Given request:
Omit all images, then return the remaining material exactly as it stands.

Source material:
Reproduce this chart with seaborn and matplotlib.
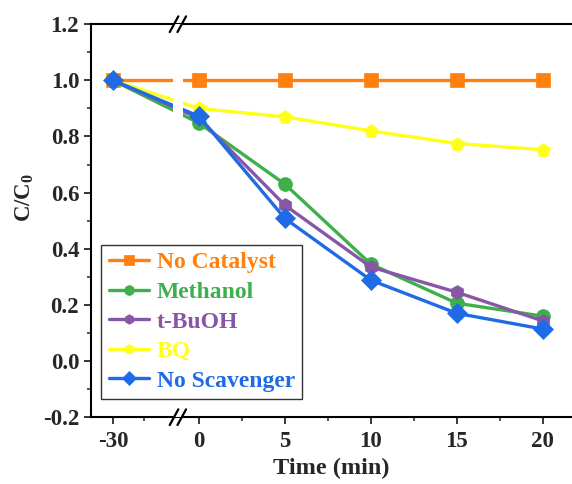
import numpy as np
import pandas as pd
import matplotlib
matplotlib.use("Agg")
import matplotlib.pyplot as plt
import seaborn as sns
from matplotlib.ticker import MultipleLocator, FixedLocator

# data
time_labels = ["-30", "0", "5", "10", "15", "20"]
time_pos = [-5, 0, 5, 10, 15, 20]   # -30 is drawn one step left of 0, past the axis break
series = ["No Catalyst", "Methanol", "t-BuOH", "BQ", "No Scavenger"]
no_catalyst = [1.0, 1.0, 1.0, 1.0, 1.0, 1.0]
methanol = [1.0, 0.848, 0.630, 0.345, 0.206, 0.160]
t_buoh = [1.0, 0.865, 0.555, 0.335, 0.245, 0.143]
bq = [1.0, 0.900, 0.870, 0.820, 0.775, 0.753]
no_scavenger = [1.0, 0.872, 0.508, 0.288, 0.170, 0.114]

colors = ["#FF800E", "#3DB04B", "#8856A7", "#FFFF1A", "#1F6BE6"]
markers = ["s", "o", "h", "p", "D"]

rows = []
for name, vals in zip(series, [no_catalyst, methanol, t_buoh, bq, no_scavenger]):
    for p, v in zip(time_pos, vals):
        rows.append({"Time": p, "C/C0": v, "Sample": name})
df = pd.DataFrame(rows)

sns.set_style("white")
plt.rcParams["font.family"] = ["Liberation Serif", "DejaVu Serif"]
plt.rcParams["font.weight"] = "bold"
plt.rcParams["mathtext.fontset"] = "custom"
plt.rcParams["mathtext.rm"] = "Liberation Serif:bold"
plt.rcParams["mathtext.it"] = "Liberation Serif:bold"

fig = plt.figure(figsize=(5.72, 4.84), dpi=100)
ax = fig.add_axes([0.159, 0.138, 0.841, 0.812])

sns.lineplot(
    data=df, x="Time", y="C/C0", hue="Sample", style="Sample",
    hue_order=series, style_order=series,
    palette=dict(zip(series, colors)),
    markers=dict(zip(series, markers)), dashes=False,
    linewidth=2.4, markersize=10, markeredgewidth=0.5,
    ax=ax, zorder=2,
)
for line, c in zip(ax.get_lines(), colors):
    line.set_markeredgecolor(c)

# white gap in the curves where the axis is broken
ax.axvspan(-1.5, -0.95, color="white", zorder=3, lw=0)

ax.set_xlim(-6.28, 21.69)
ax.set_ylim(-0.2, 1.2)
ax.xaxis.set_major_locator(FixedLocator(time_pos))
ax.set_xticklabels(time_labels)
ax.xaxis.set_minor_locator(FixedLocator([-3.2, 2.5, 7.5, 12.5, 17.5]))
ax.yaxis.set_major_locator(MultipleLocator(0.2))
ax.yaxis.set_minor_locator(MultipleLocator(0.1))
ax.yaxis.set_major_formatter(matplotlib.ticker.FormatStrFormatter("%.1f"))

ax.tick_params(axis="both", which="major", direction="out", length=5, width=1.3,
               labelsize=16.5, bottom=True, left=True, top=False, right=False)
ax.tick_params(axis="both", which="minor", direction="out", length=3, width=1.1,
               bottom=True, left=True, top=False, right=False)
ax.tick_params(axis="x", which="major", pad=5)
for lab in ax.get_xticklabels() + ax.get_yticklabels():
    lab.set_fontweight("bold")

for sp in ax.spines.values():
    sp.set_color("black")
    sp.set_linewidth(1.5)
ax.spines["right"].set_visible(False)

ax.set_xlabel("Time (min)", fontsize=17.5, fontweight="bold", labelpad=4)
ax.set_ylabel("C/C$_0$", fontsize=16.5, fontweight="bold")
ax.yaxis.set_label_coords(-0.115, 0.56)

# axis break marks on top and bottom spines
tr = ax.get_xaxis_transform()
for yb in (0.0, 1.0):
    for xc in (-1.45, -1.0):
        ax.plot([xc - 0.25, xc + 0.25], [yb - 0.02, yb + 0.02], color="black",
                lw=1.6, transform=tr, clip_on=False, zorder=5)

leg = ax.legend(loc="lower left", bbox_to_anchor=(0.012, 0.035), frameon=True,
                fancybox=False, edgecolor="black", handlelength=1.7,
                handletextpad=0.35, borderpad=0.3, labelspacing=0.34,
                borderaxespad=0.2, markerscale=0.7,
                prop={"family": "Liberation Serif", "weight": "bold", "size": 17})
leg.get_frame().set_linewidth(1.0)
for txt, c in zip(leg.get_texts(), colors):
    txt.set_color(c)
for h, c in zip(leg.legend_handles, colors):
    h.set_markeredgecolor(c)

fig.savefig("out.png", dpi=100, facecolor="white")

Reply to the task:
Reproduce this chart with seaborn and matplotlib.
import numpy as np
import pandas as pd
import matplotlib
matplotlib.use("Agg")
import matplotlib.pyplot as plt
import seaborn as sns
from matplotlib.ticker import MultipleLocator, FixedLocator

# data
time_labels = ["-30", "0", "5", "10", "15", "20"]
time_pos = [-5, 0, 5, 10, 15, 20]   # -30 is drawn one step left of 0, past the axis break
series = ["No Catalyst", "Methanol", "t-BuOH", "BQ", "No Scavenger"]
no_catalyst = [1.0, 1.0, 1.0, 1.0, 1.0, 1.0]
methanol = [1.0, 0.848, 0.630, 0.345, 0.206, 0.160]
t_buoh = [1.0, 0.865, 0.555, 0.335, 0.245, 0.143]
bq = [1.0, 0.900, 0.870, 0.820, 0.775, 0.753]
no_scavenger = [1.0, 0.872, 0.508, 0.288, 0.170, 0.114]

colors = ["#FF800E", "#3DB04B", "#8856A7", "#FFFF1A", "#1F6BE6"]
markers = ["s", "o", "h", "p", "D"]

rows = []
for name, vals in zip(series, [no_catalyst, methanol, t_buoh, bq, no_scavenger]):
    for p, v in zip(time_pos, vals):
        rows.append({"Time": p, "C/C0": v, "Sample": name})
df = pd.DataFrame(rows)

sns.set_style("white")
plt.rcParams["font.family"] = ["Liberation Serif", "DejaVu Serif"]
plt.rcParams["font.weight"] = "bold"
plt.rcParams["mathtext.fontset"] = "custom"
plt.rcParams["mathtext.rm"] = "Liberation Serif:bold"
plt.rcParams["mathtext.it"] = "Liberation Serif:bold"

fig = plt.figure(figsize=(5.72, 4.84), dpi=100)
ax = fig.add_axes([0.159, 0.138, 0.841, 0.812])

sns.lineplot(
    data=df, x="Time", y="C/C0", hue="Sample", style="Sample",
    hue_order=series, style_order=series,
    palette=dict(zip(series, colors)),
    markers=dict(zip(series, markers)), dashes=False,
    linewidth=2.4, markersize=10, markeredgewidth=0.5,
    ax=ax, zorder=2,
)
for line, c in zip(ax.get_lines(), colors):
    line.set_markeredgecolor(c)

# white gap in the curves where the axis is broken
ax.axvspan(-1.5, -0.95, color="white", zorder=3, lw=0)

ax.set_xlim(-6.28, 21.69)
ax.set_ylim(-0.2, 1.2)
ax.xaxis.set_major_locator(FixedLocator(time_pos))
ax.set_xticklabels(time_labels)
ax.xaxis.set_minor_locator(FixedLocator([-3.2, 2.5, 7.5, 12.5, 17.5]))
ax.yaxis.set_major_locator(MultipleLocator(0.2))
ax.yaxis.set_minor_locator(MultipleLocator(0.1))
ax.yaxis.set_major_formatter(matplotlib.ticker.FormatStrFormatter("%.1f"))

ax.tick_params(axis="both", which="major", direction="out", length=5, width=1.3,
               labelsize=16.5, bottom=True, left=True, top=False, right=False)
ax.tick_params(axis="both", which="minor", direction="out", length=3, width=1.1,
               bottom=True, left=True, top=False, right=False)
ax.tick_params(axis="x", which="major", pad=5)
for lab in ax.get_xticklabels() + ax.get_yticklabels():
    lab.set_fontweight("bold")

for sp in ax.spines.values():
    sp.set_color("black")
    sp.set_linewidth(1.5)
ax.spines["right"].set_visible(False)

ax.set_xlabel("Time (min)", fontsize=17.5, fontweight="bold", labelpad=4)
ax.set_ylabel("C/C$_0$", fontsize=16.5, fontweight="bold")
ax.yaxis.set_label_coords(-0.115, 0.56)

# axis break marks on top and bottom spines
tr = ax.get_xaxis_transform()
for yb in (0.0, 1.0):
    for xc in (-1.45, -1.0):
        ax.plot([xc - 0.25, xc + 0.25], [yb - 0.02, yb + 0.02], color="black",
                lw=1.6, transform=tr, clip_on=False, zorder=5)

leg = ax.legend(loc="lower left", bbox_to_anchor=(0.012, 0.035), frameon=True,
                fancybox=False, edgecolor="black", handlelength=1.7,
                handletextpad=0.35, borderpad=0.3, labelspacing=0.34,
                borderaxespad=0.2, markerscale=0.7,
                prop={"family": "Liberation Serif", "weight": "bold", "size": 17})
leg.get_frame().set_linewidth(1.0)
for txt, c in zip(leg.get_texts(), colors):
    txt.set_color(c)
for h, c in zip(leg.legend_handles, colors):
    h.set_markeredgecolor(c)

fig.savefig("out.png", dpi=100, facecolor="white")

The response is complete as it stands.